= GIVEN REQUEST =
Reproduce the material below line by line, beginning with its first line and ending with the line that contains "1550, 1650, 1750];"; leave out pictures.

= STORED DATA =
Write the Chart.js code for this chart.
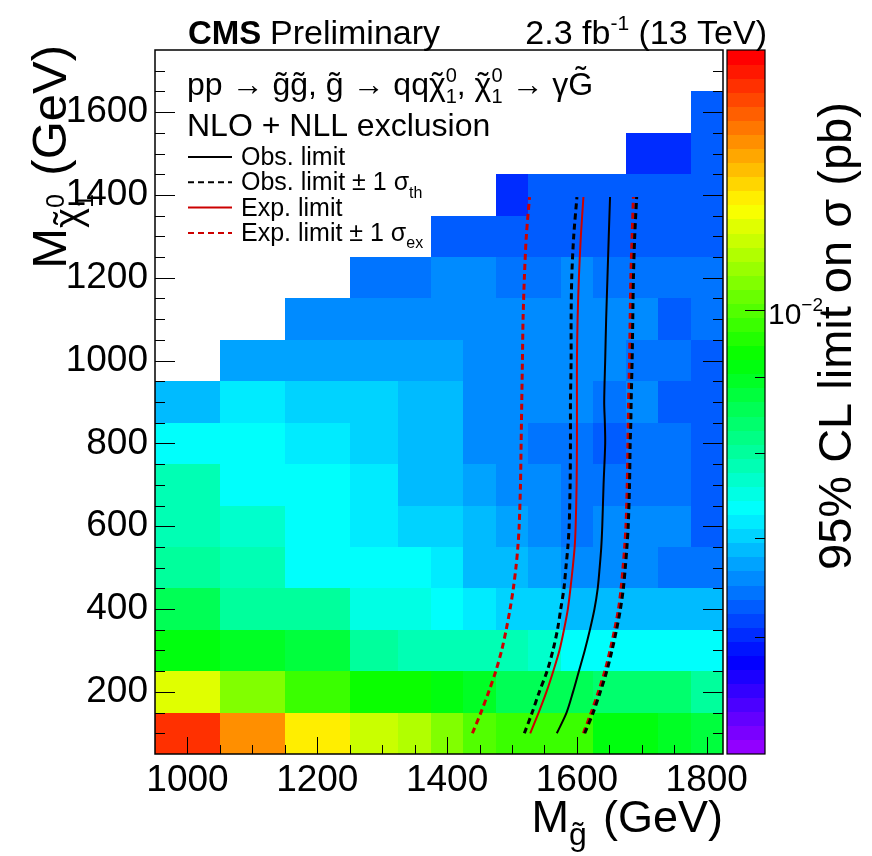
<!DOCTYPE html>
<html>
<head>
<meta charset="utf-8">
<title>gluino - neutralino limit</title>
<script src="https://cdn.jsdelivr.net/npm/chart.js@4.4.1/dist/chart.umd.min.js"></script>
<style>
  html, body { margin: 0; padding: 0; background: #fff; }
  #box { width: 872px; height: 856px; }
</style>
</head>
<body>
<div id="box"><canvas id="limits" width="872" height="856"></canvas></div>
<script>
// bin edges (GeV)
const gluinoEdges = [950, 1050, 1150, 1250, 1325, 1375, 1425, 1475, 1525, 1575, 1625, 1675, 1725, 1775, 1825];
const neutralinoEdges = [50, 150, 250, 350, 450, 550, 650, 750, 850, 950, 1050, 1150, 1250, 1350, 1450, 1550, 1650, 1750];

// 95% CL upper limit on sigma (pb), one list per neutralino bin, null = not scanned
const lim100 = [0.0143, 0.0130, 0.0119, 0.01115, 0.0109, 0.01044, 0.0101, 0.00988, 0.0098, 0.00967, 0.00925, 0.00925, 0.00895, 0.00876];
const lim200 = [0.01152, 0.01055, 0.00988, 0.0094, 0.0094, 0.00925, 0.00895, 0.00866, 0.00857, 0.00857, 0.00838, 0.00838, 0.00829, 0.00802];
const lim300 = [0.00925, 0.00895, 0.00876, 0.00802, 0.00793, 0.00784, 0.00776, 0.00776, 0.00763, 0.0074, 0.0074, 0.0074, 0.0074, 0.0073];
const lim400 = [0.00857, 0.0081, 0.00802, 0.0075, 0.0075, 0.0074, 0.00718, 0.00703, 0.00703, 0.00695, 0.00695, 0.00695, 0.00695, 0.00688];
const lim500 = [0.0081, 0.00793, 0.0074, 0.0073, 0.0073, 0.00718, 0.00684, 0.00684, 0.00672, 0.00663, 0.00663, 0.00651, 0.00644, 0.00644];
const lim600 = [0.00776, 0.00763, 0.0074, 0.00718, 0.00703, 0.00703, 0.00684, 0.00672, 0.00663, 0.00644, 0.00651, 0.00651, 0.00651, 0.0063];
const lim700 = [0.00776, 0.0074, 0.0073, 0.00718, 0.00695, 0.00695, 0.00672, 0.00651, 0.00651, 0.00644, 0.00644, 0.00644, 0.00644, 0.0063];
const lim800 = [0.0073, 0.0073, 0.00718, 0.00703, 0.00695, 0.00688, 0.00663, 0.00651, 0.00644, 0.00644, 0.0063, 0.00644, 0.00644, 0.00623];
const lim900 = [0.00695, 0.00718, 0.00703, 0.00703, 0.00688, 0.00688, 0.00663, 0.00651, 0.00651, 0.00651, 0.00644, 0.00651, 0.00623, 0.0063];
const lim1000 = [null, 0.0068, 0.0068, 0.0068, 0.00672, 0.00672, 0.00663, 0.00651, 0.00651, 0.00651, 0.00651, 0.00644, 0.00644, 0.0063];
const lim1100 = [null, null, 0.00663, 0.00663, 0.00663, 0.00663, 0.00651, 0.00651, 0.00651, 0.00651, 0.00651, 0.00651, 0.00623, 0.00644];
const lim1200 = [null, null, null, 0.0064, 0.0064, 0.00651, 0.00651, 0.00644, 0.00644, 0.00651, 0.00644, 0.00644, 0.00644, 0.00644];
const lim1300 = [null, null, null, null, null, 0.00623, 0.00623, 0.0063, 0.0063, 0.0063, 0.00623, 0.00623, 0.0063, 0.00623];
const lim1400 = [null, null, null, null, null, null, null, 0.00603, 0.00623, 0.00623, 0.00623, 0.00623, 0.00623, 0.00623];
const lim1500 = [null, null, null, null, null, null, null, null, null, null, null, 0.00603, 0.00603, 0.00623];
const lim1600 = [null, null, null, null, null, null, null, null, null, null, null, null, null, 0.00623];
const limitRows = [lim100, lim200, lim300, lim400, lim500, lim600, lim700, lim800, lim900,
    lim1000, lim1100, lim1200, lim1300, lim1400, lim1500, lim1600];

const zMin = 0.005;
const zMax = 0.015;

// exclusion contours: gluino mass (GeV) at each neutralino mass
const neutralinoMass = [100, 150, 200, 250, 300, 350, 400, 450, 500, 550, 600, 700, 800, 850, 900, 1000, 1100, 1200, 1300, 1395];
const obsLimit = [1569, 1584, 1594, 1603, 1612, 1620, 1627, 1632, 1635, 1637.5, 1639, 1641, 1643.5, 1643, 1642, 1643.5, 1645, 1647, 1649, 1651];
const obsMinus = [1519, 1531, 1542, 1554, 1563, 1570, 1575, 1580, 1583, 1586, 1588, 1589.5, 1590, 1590, 1590, 1591, 1591, 1592, 1595, 1600];
const obsPlus = [1612, 1625, 1636, 1646, 1654, 1661, 1667, 1671.5, 1674.5, 1677, 1679, 1681, 1682, 1683, 1683.5, 1685, 1686, 1687, 1689, 1692];
const expLimit = [1528, 1541, 1553, 1563.5, 1573, 1580, 1586, 1590, 1593.5, 1596.5, 1598, 1599.5, 1600, 1600, 1600, 1600, 1601, 1603, 1606, 1610];
const expMinus = [1439, 1452, 1464, 1475, 1484, 1491, 1497, 1502, 1506, 1509, 1511, 1513, 1514, 1514.5, 1515, 1516, 1517, 1519, 1522, 1527];
const expPlus = [1610, 1622, 1633, 1643, 1651, 1658, 1664, 1668, 1671, 1673.5, 1675.5, 1677.5, 1678.5, 1679, 1679.5, 1681, 1682, 1683, 1685, 1687];

const xTicks = [1000, 1200, 1400, 1600, 1800];
const yTicks = [200, 400, 600, 800, 1000, 1200, 1400, 1600];
const zTicks = [0.01];
const zMinorTicks = [0.006, 0.007, 0.008, 0.009];

const font = "'Liberation Sans', Arial, Helvetica, sans-serif";
const red = '#cc0000';

function limitColor(v, z) {
    // ROOT "pretty" palette, 50 hues from violet to red, on the log z scale
    let frac = (z.bottom - z.getPixelForValue(v)) / (z.bottom - z.top);
    let band = Math.min(49, Math.max(0, Math.floor(frac * 50)));
    return 'hsl(' + (280 - (band + 1) * 5.6) + ',100%,50%)';
}

function richText(ctx, parts, x, y, size, align) {
    const fontOf = p => (p.bold ? 'bold ' : '') + Math.round(size * (p.s || 1)) + 'px ' + font;
    const widths = parts.map(p => { ctx.font = fontOf(p); return ctx.measureText(p.t).width + (p.gap || 0) * size; });
    let total = 0, held = 0;
    parts.forEach((p, i) => {
        if (p.stack) { held = widths[i]; return; }
        total += Math.max(widths[i], held);
        held = 0;
    });
    let cx = align === 'right' ? x - total : x;
    held = 0;
    ctx.textBaseline = 'alphabetic';
    parts.forEach((p, i) => {
        const yy = y + (p.dy || 0) * size;
        ctx.font = fontOf(p);
        ctx.textAlign = 'left';
        ctx.fillText(p.t, cx, yy);
        if (p.tilde) {
            ctx.textAlign = 'center';
            ctx.fillText('\u02dc', cx + (widths[i] - (p.gap || 0) * size) / 2, yy - (p.up || 0) * size * (p.s || 1));
        }
        if (p.stack) { held = widths[i]; return; }
        cx += Math.max(widths[i], held);
        held = 0;
    });
    ctx.textAlign = 'left';
}

const heatmap = {
    id: 'heatmap',
    beforeDatasetsDraw(chart) {
        const { ctx, chartArea, scales: { x, y, z } } = chart;
        ctx.save();
        ctx.beginPath();
        ctx.rect(chartArea.left, chartArea.top, chartArea.width, chartArea.height);
        ctx.clip();
        limitRows.forEach((row, r) => {
            row.forEach((v, c) => {
                if (v === null) return;
                let x0 = Math.round(x.getPixelForValue(gluinoEdges[c]));
                let x1 = Math.round(x.getPixelForValue(gluinoEdges[c + 1]));
                let y0 = Math.round(y.getPixelForValue(neutralinoEdges[r + 1]));
                let y1 = Math.round(y.getPixelForValue(neutralinoEdges[r]));
                ctx.fillStyle = limitColor(v, z);
                ctx.fillRect(x0, y0, x1 - x0, y1 - y0);
            });
        });
        ctx.restore();
    }
};

const decorations = {
    id: 'decorations',
    afterDatasetsDraw(chart) {
        const { ctx, chartArea: a, scales: { x, y, z } } = chart;
        ctx.save();
        ctx.strokeStyle = '#000';
        ctx.fillStyle = '#000';

        // ticks, ROOT style (inside the frame)
        ctx.lineWidth = 1;
        ctx.beginPath();
        for (let m = 1000; m <= 1800; m += 50) {
            let px = Math.round(x.getPixelForValue(m)) + 0.5;
            let len = xTicks.includes(m) ? 17 : 9;
            ctx.moveTo(px, a.bottom);
            ctx.lineTo(px, a.bottom - len);
        }
        for (let m = 100; m <= 1700; m += 50) {
            let py = Math.round(y.getPixelForValue(m)) + 0.5;
            let len = yTicks.includes(m) ? 20 : 10;
            ctx.moveTo(a.left, py);
            ctx.lineTo(a.left + len, py);
            ctx.moveTo(a.right, py);
            ctx.lineTo(a.right - len, py);
        }
        ctx.stroke();

        ctx.lineWidth = 1.5;
        ctx.strokeRect(a.left, a.top, a.right - a.left, a.bottom - a.top);

        // colour bar along the z scale
        const cb0 = a.right + 4, cb1 = a.right + 42;
        for (let i = 0; i < 50; i++) {
            let v0 = zMin * Math.pow(zMax / zMin, i / 50);
            let v1 = zMin * Math.pow(zMax / zMin, (i + 1) / 50);
            let p0 = z.getPixelForValue(v0), p1 = z.getPixelForValue(v1);
            ctx.fillStyle = 'hsl(' + (280 - (i + 1) * 5.6) + ',100%,50%)';
            ctx.fillRect(cb0, Math.floor(p1), cb1 - cb0, Math.ceil(p0) - Math.floor(p1));
        }
        ctx.fillStyle = '#000';
        ctx.lineWidth = 1.2;
        ctx.strokeRect(cb0, z.top, cb1 - cb0, z.bottom - z.top);
        ctx.lineWidth = 1;
        ctx.beginPath();
        zTicks.forEach(v => {
            let py = Math.round(z.getPixelForValue(v)) + 0.5;
            ctx.moveTo(cb1, py);
            ctx.lineTo(cb1 - 20, py);
        });
        zMinorTicks.forEach(v => {
            let py = Math.round(z.getPixelForValue(v)) + 0.5;
            ctx.moveTo(cb1, py);
            ctx.lineTo(cb1 - 10, py);
        });
        ctx.stroke();
        zTicks.forEach(v => {
            let py = z.getPixelForValue(v);
            richText(ctx, [{ t: '10' }, { t: '\u22122', s: 0.62, dy: -0.42 }], cb1 + 3, py + 14, 30);
        });

        // colour bar title
        ctx.save();
        ctx.translate(851, 570);
        ctx.rotate(-Math.PI / 2);
        richText(ctx, [{ t: '95% CL limit on \u03c3 (pb)' }], 0, 0, 47);
        ctx.restore();

        // axis titles
        richText(ctx, [{ t: 'M' }, { t: 'g', s: 0.72, dy: 0.28, tilde: true, gap: 0.08 }, { t: ' (GeV)' }], a.right, 832, 45, 'right');
        ctx.save();
        ctx.translate(66, 45);
        ctx.rotate(-Math.PI / 2);
        richText(ctx, [{ t: 'M' }, { t: '\u03c7', s: 0.78, dy: 0.3, tilde: true },
            { t: '0', s: 0.5, dy: -0.05, stack: true }, { t: '1', s: 0.5, dy: 0.55, gap: 0.1 }, { t: ' (GeV)' }], 0, 0, 49, 'right');
        ctx.restore();

        // header
        richText(ctx, [{ t: 'CMS', bold: true }], 188, 44, 33);
        richText(ctx, [{ t: 'Preliminary' }], 270, 44, 34);
        richText(ctx, [{ t: '2.3 fb' }, { t: '-1', s: 0.62, dy: -0.42 }, { t: ' (13 TeV)' }], 767, 44, 34, 'right');

        // process and legend
        const chi = [{ t: '\u03c7', tilde: true }, { t: '0', s: 0.62, dy: -0.42, stack: true }, { t: '1', s: 0.62, dy: 0.25 }];
        richText(ctx, [{ t: 'pp \u2192 ' }, { t: 'g', tilde: true }, { t: 'g', tilde: true }, { t: ', ' },
            { t: 'g', tilde: true }, { t: ' \u2192 qq' }, ...chi, { t: ', ' }, ...chi,
            { t: ' \u2192 \u03b3' }, { t: 'G', tilde: true, up: 0.2 }], 187, 95, 32);
        richText(ctx, [{ t: 'NLO + NLL exclusion' }], 187, 136, 32);

        const entries = [
            { parts: [{ t: 'Obs. limit' }], color: '#000', width: 2, dash: [] },
            { parts: [{ t: 'Obs. limit \u00b1 1 \u03c3' }, { t: 'th', s: 0.65, dy: 0.3 }], color: '#000', width: 2, dash: [6, 4] },
            { parts: [{ t: 'Exp. limit' }], color: red, width: 2, dash: [] },
            { parts: [{ t: 'Exp. limit \u00b1 1 \u03c3' }, { t: 'ex', s: 0.65, dy: 0.3 }], color: red, width: 2, dash: [6, 4] }
        ];
        entries.forEach((e, i) => {
            let ly = 157 + i * 25.3;
            ctx.strokeStyle = e.color;
            ctx.lineWidth = e.width;
            ctx.setLineDash(e.dash);
            ctx.beginPath();
            ctx.moveTo(188, ly);
            ctx.lineTo(232, ly);
            ctx.stroke();
            ctx.setLineDash([]);
            ctx.fillStyle = '#000';
            richText(ctx, e.parts, 241, ly + 8, 25);
        });
        ctx.restore();
    }
};

function contour(values, color, width, dash) {
    return {
        data: neutralinoMass.map((n, i) => ({ x: values[i], y: n })),
        showLine: true,
        borderColor: color,
        borderWidth: width,
        borderDash: dash,
        pointRadius: 0,
        tension: 0.3,
        fill: false
    };
}

new Chart(document.getElementById('limits'), {
    type: 'scatter',
    data: {
        datasets: [
            contour(obsMinus, '#000', 3, [6, 4]),
            contour(obsPlus, '#000', 3, [6, 4]),
            contour(obsLimit, '#000', 2, []),
            contour(expMinus, red, 3, [6, 4]),
            contour(expPlus, red, 3, [6, 4]),
            contour(expLimit, red, 2, [])
        ]
    },
    options: {
        responsive: false,
        devicePixelRatio: 1,
        animation: false,
        layout: { padding: { top: 50, right: 149, bottom: 0, left: 0 } },
        plugins: {
            legend: { display: false },
            tooltip: { enabled: false }
        },
        scales: {
            x: {
                type: 'linear',
                min: 950,
                max: 1825,
                afterBuildTicks: s => { s.ticks = xTicks.map(v => ({ value: v })); },
                afterFit: s => { s.height = 102; },
                grid: { display: false, drawTicks: false },
                border: { display: false },
                ticks: { color: '#000', font: { family: font, size: 37 }, padding: 5, maxRotation: 0, callback: v => String(v) }
            },
            y: {
                type: 'linear',
                min: 50,
                max: 1750,
                afterBuildTicks: s => { s.ticks = yTicks.map(v => ({ value: v })); },
                afterFit: s => { s.width = 155; },
                grid: { display: false, drawTicks: false },
                border: { display: false },
                ticks: { color: '#000', font: { family: font, size: 37 }, padding: 7, callback: v => String(v) }
            },
            z: {
                type: 'logarithmic',
                position: 'right',
                min: zMin,
                max: zMax,
                afterFit: s => { s.width = 0; },
                grid: { display: false, drawTicks: false },
                border: { display: false },
                ticks: { display: false }
            }
        }
    },
    plugins: [heatmap, decorations]
});
</script>
</body>
</html>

= RESULT OF THE TASK =
Write the Chart.js code for this chart.
<!DOCTYPE html>
<html>
<head>
<meta charset="utf-8">
<title>gluino - neutralino limit</title>
<script src="https://cdn.jsdelivr.net/npm/chart.js@4.4.1/dist/chart.umd.min.js"></script>
<style>
  html, body { margin: 0; padding: 0; background: #fff; }
  #box { width: 872px; height: 856px; }
</style>
</head>
<body>
<div id="box"><canvas id="limits" width="872" height="856"></canvas></div>
<script>
// bin edges (GeV)
const gluinoEdges = [950, 1050, 1150, 1250, 1325, 1375, 1425, 1475, 1525, 1575, 1625, 1675, 1725, 1775, 1825];
const neutralinoEdges = [50, 150, 250, 350, 450, 550, 650, 750, 850, 950, 1050, 1150, 1250, 1350, 1450, 1550, 1650, 1750];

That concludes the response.